In 2011 a glass screen was erected to protect it. It is now only the climbers who manage to plant a crimson smacker on the Wilde tomb which depicts a sphinx-headed winged messenger. Epstein gave it a spectacular pair of testicles too but not only did these cause trouble from the French police who maintained that they were “unusual” and should be covered up but, once revealed in all their glory, they became the target of vandals who finally removed them in 1961. Legend has it that the ‘Wilde bollocks’ were then pressed into service as a paperweight by the cemetery manager. Whatever the truth they are now missing.
Vandals also managed to make off with a large stone bust of Jim Morrison sometime in the early 90s. The lead singer of The Doors died, aged 27, in mysterious circumstances in Paris in 1971. The official account of his death stated that he died of heart-failure while taking a bath at the apartment he was renting with his partner Pamela Courson. However the fact that there was no autopsy and a hastily issued death certificate allowed his body to be released for burial before too many questions could be asked led many to suspect that he actually died of a heroin overdose. Other theories maintained that he was murdered or that he faked his death in order to escape public attention. For years rumours persisted that he had changed his identity and was working as a bank clerk in Los Angeles. As if! But then who would have believed that mild-mannered reporter Yvan Salmon would end his days shot by Napoleon Bonaparte’s nephew, become a martyr for the Republic, be immortalised as a randy ladies man and ministered to almost daily by strange women?

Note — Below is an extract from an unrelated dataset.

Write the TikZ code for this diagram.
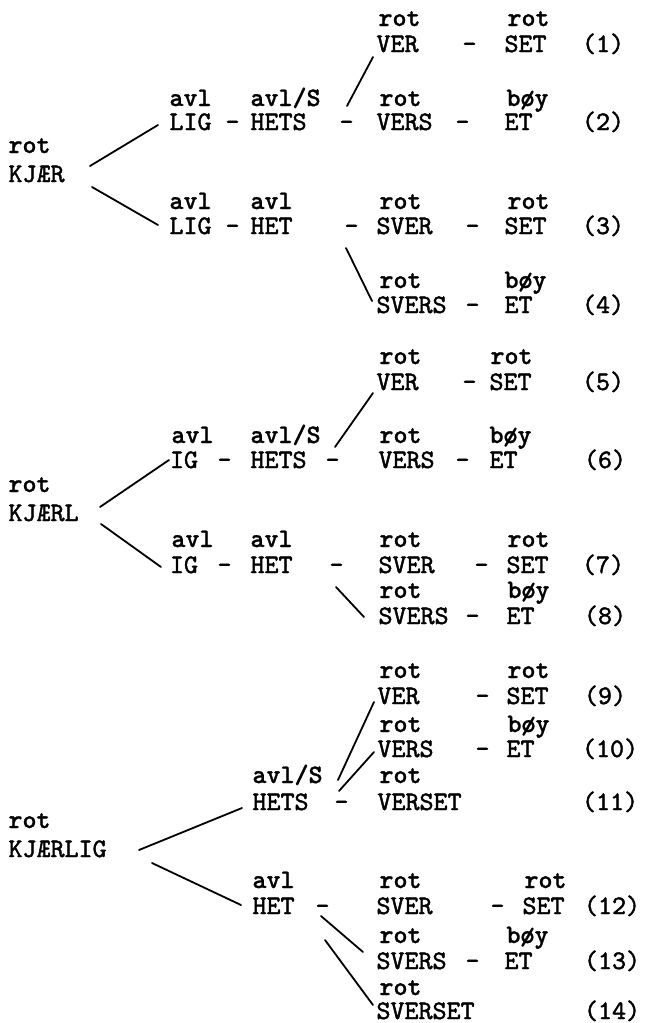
\documentclass[tikz,border=0pt]{standalone}
\usepackage{fontspec}
\newfontfamily\twr{lmmono10-regular.otf}[FakeBold=1.6]
\newfontfamily\twb{lmmonolt10-bold.otf}[FakeBold=1.0]
\begin{document}
\begin{tikzpicture}[x=1pt,y=-1pt,
  w/.style={anchor=base west,inner sep=0pt,outer sep=0pt,font=\twr\fontsize{26.7}{30}\selectfont},
  lb/.style={anchor=base west,inner sep=0pt,outer sep=0pt,font=\twb\fontsize{26.7}{30}\selectfont},
  conn/.style={line width=1.8pt,line cap=round}]
\fill[white] (0,0) rectangle (659,1023);
\useasboundingbox (0,0) rectangle (659,1023);
% ---------- roots
\node[lb] (ra) at (8.5,153) {rot};
\node[w]  (rA) at (8.5,182) {KJÆR};
\node[lb] (rb) at (8.5,492) {rot};
\node[w]  (rB) at (8.5,521) {KJÆRL};
\node[lb] (rc) at (8.5,828) {rot};
\node[w]  (rC) at (8.5,857) {KJÆRLIG};
% ---------- row 1
\node[lb] (l1a) at (378.5,26) {rot};
\node[lb] (l1b) at (507.5,26) {rot};
\node[w] (w1a) at (376.5,52) {VER};
\node[w] (w1b) at (462.5,52) {-};
\node[w] (w1c) at (504.5,52) {SET};
\node[w] (n1) at (582,52) {(1)};
% ---------- row 2
\node[lb] (l2a) at (169.5,106) {avl};
\node[lb] (l2b) at (250.5,106) {avl/S};
\node[lb] (l2c) at (379.5,106) {rot};
\node[lb] (l2d) at (506.5,106) {bøy};
\node[w] (w2a) at (169.5,130) {LIG};
\node[w] (w2b) at (225.5,130) {-};
\node[w] (w2c) at (250.5,130) {HETS};
\node[w] (w2d) at (339.5,130) {-};
\node[w] (w2e) at (376.5,130) {VERS};
\node[w] (w2f) at (455.5,130) {-};
\node[w] (w2g) at (504.5,130) {ET};
\node[w] (n2) at (582,130) {(2)};
% ---------- row 3
\node[lb] (l3a) at (169.5,209) {avl};
\node[lb] (l3b) at (250.5,209) {avl};
\node[lb] (l3c) at (379.5,209) {rot};
\node[lb] (l3d) at (507.5,209) {rot};
\node[w] (w3a) at (169.5,234) {LIG};
\node[w] (w3b) at (225.5,234) {-};
\node[w] (w3c) at (250.5,234) {HET};
\node[w] (w3d) at (344.5,234) {-};
\node[w] (w3e) at (376.5,234) {SVER};
\node[w] (w3f) at (465.5,234) {-};
\node[w] (w3g) at (504.5,234) {SET};
\node[w] (n3) at (582,234) {(3)};
% ---------- row 4
\node[lb] (l4a) at (379.5,288) {rot};
\node[lb] (l4b) at (504.5,288) {bøy};
\node[w] (w4a) at (376.5,313) {SVERS};
\node[w] (w4b) at (465.5,313) {-};
\node[w] (w4c) at (504.5,313) {ET};
\node[w] (n4) at (582,313) {(4)};
% ---------- row 5
\node[lb] (l5a) at (379.5,364) {rot};
\node[lb] (l5b) at (490.5,364) {rot};
\node[w] (w5a) at (376.5,390) {VER};
\node[w] (w5b) at (462.5,390) {-};
\node[w] (w5c) at (489.5,390) {SET};
\node[w] (n5) at (582,390) {(5)};
% ---------- row 6
\node[lb] (l6a) at (171.5,443) {avl};
\node[lb] (l6b) at (250.5,443) {avl/S};
\node[lb] (l6c) at (379.5,443) {rot};
\node[lb] (l6d) at (489.5,443) {bøy};
\node[w] (w6a) at (170,468) {IG};
\node[w] (w6b) at (217.5,468) {-};
\node[w] (w6c) at (250.5,468) {HETS};
\node[w] (w6d) at (325.5,468) {-};
\node[w] (w6e) at (378.5,468) {VERS};
\node[w] (w6f) at (455.5,468) {-};
\node[w] (w6g) at (489.5,468) {ET};
\node[w] (n6) at (584,468) {(6)};
% ---------- row 7
\node[lb] (l7a) at (171.5,547) {avl};
\node[lb] (l7b) at (250.5,547) {avl};
\node[lb] (l7c) at (379.5,547) {rot};
\node[lb] (l7d) at (507.5,547) {rot};
\node[w] (w7a) at (170,573) {IG};
\node[w] (w7b) at (217.5,573) {-};
\node[w] (w7c) at (250.5,573) {HET};
\node[w] (w7d) at (329.5,573) {-};
\node[w] (w7e) at (378.5,573) {SVER};
\node[w] (w7f) at (474.5,573) {-};
\node[w] (w7g) at (506.5,573) {SET};
\node[w] (n7) at (582,573) {(7)};
% ---------- row 8
\node[lb] (l8a) at (379.5,598) {rot};
\node[lb] (l8b) at (507.5,598) {bøy};
\node[w] (w8a) at (378.5,624) {SVERS};
\node[w] (w8b) at (465.5,624) {-};
\node[w] (w8c) at (506.5,624) {ET};
\node[w] (n8) at (584,624) {(8)};
% ---------- row 9
\node[lb] (l9a) at (379.5,678) {rot};
\node[lb] (l9b) at (507.5,678) {rot};
\node[w] (w9a) at (377.5,704) {VER};
\node[w] (w9b) at (475.5,704) {-};
\node[w] (w9c) at (506.5,704) {SET};
\node[w] (n9) at (584,704) {(9)};
% ---------- row 10
\node[lb] (l10a) at (379.5,732) {rot};
\node[lb] (l10b) at (507.5,732) {bøy};
\node[w] (w10a) at (377.5,757) {VERS};
\node[w] (w10b) at (475.5,757) {-};
\node[w] (w10c) at (506.5,757) {ET};
\node[w] (n10) at (582,757) {(10)};
% ---------- row 11
\node[lb] (l11a) at (252.5,783) {avl/S};
\node[lb] (l11b) at (379.5,783) {rot};
\node[w] (w11a) at (252.5,810) {HETS};
\node[w] (w11b) at (334.5,810) {-};
\node[w] (w11c) at (377.5,810) {VERSET};
\node[w] (n11) at (582,810) {(11)};
% ---------- row 12
\node[lb] (l12a) at (252.5,888) {avl};
\node[lb] (l12b) at (379.5,888) {rot};
\node[lb] (l12c) at (524.5,888) {rot};
\node[w] (w12a) at (252.5,914) {HET};
\node[w] (w12b) at (315.5,914) {-};
\node[w] (w12c) at (376.5,914) {SVER};
\node[w] (w12d) at (490.5,914) {-};
\node[w] (w12e) at (522.5,914) {SET};
\node[w] (n12) at (584,914) {(12)};
% ---------- row 13
\node[lb] (l13a) at (379.5,943) {rot};
\node[lb] (l13b) at (506.5,943) {bøy};
\node[w] (w13a) at (376.5,969) {SVERS};
\node[w] (w13b) at (465.5,969) {-};
\node[w] (w13c) at (504.5,969) {ET};
\node[w] (n13) at (584,969) {(13)};
% ---------- row 14
\node[lb] (l14a) at (379.5,995) {rot};
\node[w] (w14a) at (376.5,1019) {SVERSET};
\node[w] (n14) at (584,1019) {(14)};
% ---------- connector end points
\coordinate (a1) at (90,166);   \coordinate (b1) at (158,125);
\coordinate (a2) at (92,187);   \coordinate (b2) at (158,225);
\coordinate (a3) at (100,507);  \coordinate (b3) at (169,460);
\coordinate (a4) at (101,524);  \coordinate (b4) at (161,567);
\coordinate (a5) at (139,850);  \coordinate (b5) at (242,808);
\coordinate (a6) at (152,863);  \coordinate (b6) at (241,905);
\coordinate (c1) at (373,57);   \coordinate (d1) at (347,106);
\coordinate (c2) at (346,248);  \coordinate (d2) at (372,301);
\coordinate (c3) at (373,393);  \coordinate (d3) at (335,447);
\coordinate (c4) at (336,587);  \coordinate (d4) at (364,617);
\coordinate (c5) at (374,702);  \coordinate (d5) at (338,780);
\coordinate (c6) at (374,752);  \coordinate (d6) at (339,791);
\coordinate (c7) at (321,916);  \coordinate (d7) at (363,952);
\coordinate (c8) at (325,940);  \coordinate (d8) at (373,1005);
\draw[conn] (a1) -- (b1);
\draw[conn] (a2) -- (b2);
\draw[conn] (a3) -- (b3);
\draw[conn] (a4) -- (b4);
\draw[conn] (a5) -- (b5);
\draw[conn] (a6) -- (b6);
\draw[conn] (c1) -- (d1);
\draw[conn] (c2) -- (d2);
\draw[conn] (c3) -- (d3);
\draw[conn] (c4) -- (d4);
\draw[conn] (c5) -- (d5);
\draw[conn] (c6) -- (d6);
\draw[conn] (c7) -- (d7);
\draw[conn] (c8) -- (d8);
\end{tikzpicture}
\end{document}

Fact file: Père Lachaise, which covers 110 acres was originally opened in 1804. It was the city’s first garden-cemetery and though it initially contained only 13 graves, it now contains an estimated one million bodies. It is easily found adjacent to the Boulevard de Ménilmontant in the city’s 20th arrondissement. The Philippe Auguste station on Metro line 2 is closest to the main entrance, although many people prefer to head for the Gambetta station on line 3, which allows them to enter near the tomb of Oscar Wilde and then walk downhill to visit the rest of the cemetery. Don’t make the obvious mistake and get off at the Père Lachaise Metro station as it is 500 metres away and near a side entrance that has been closed to the public. You can buy a plan of the cemetery at the conservation office near the main entrance or download it in PDF form from the internet. Armed with this you can navigate your way around the famous graves and trace some of the key events and characters that have shaped French history. There are three memorials to the First World War and Père Lachaise is also the site of The Communards’ Wall – Mur des Fédérés – where 147 Communards, the last defenders of the workers’ district of Belleville, were shot on 28 May 1871 – the last day of the “Bloody Week” in which the Paris Commune was finally crushed.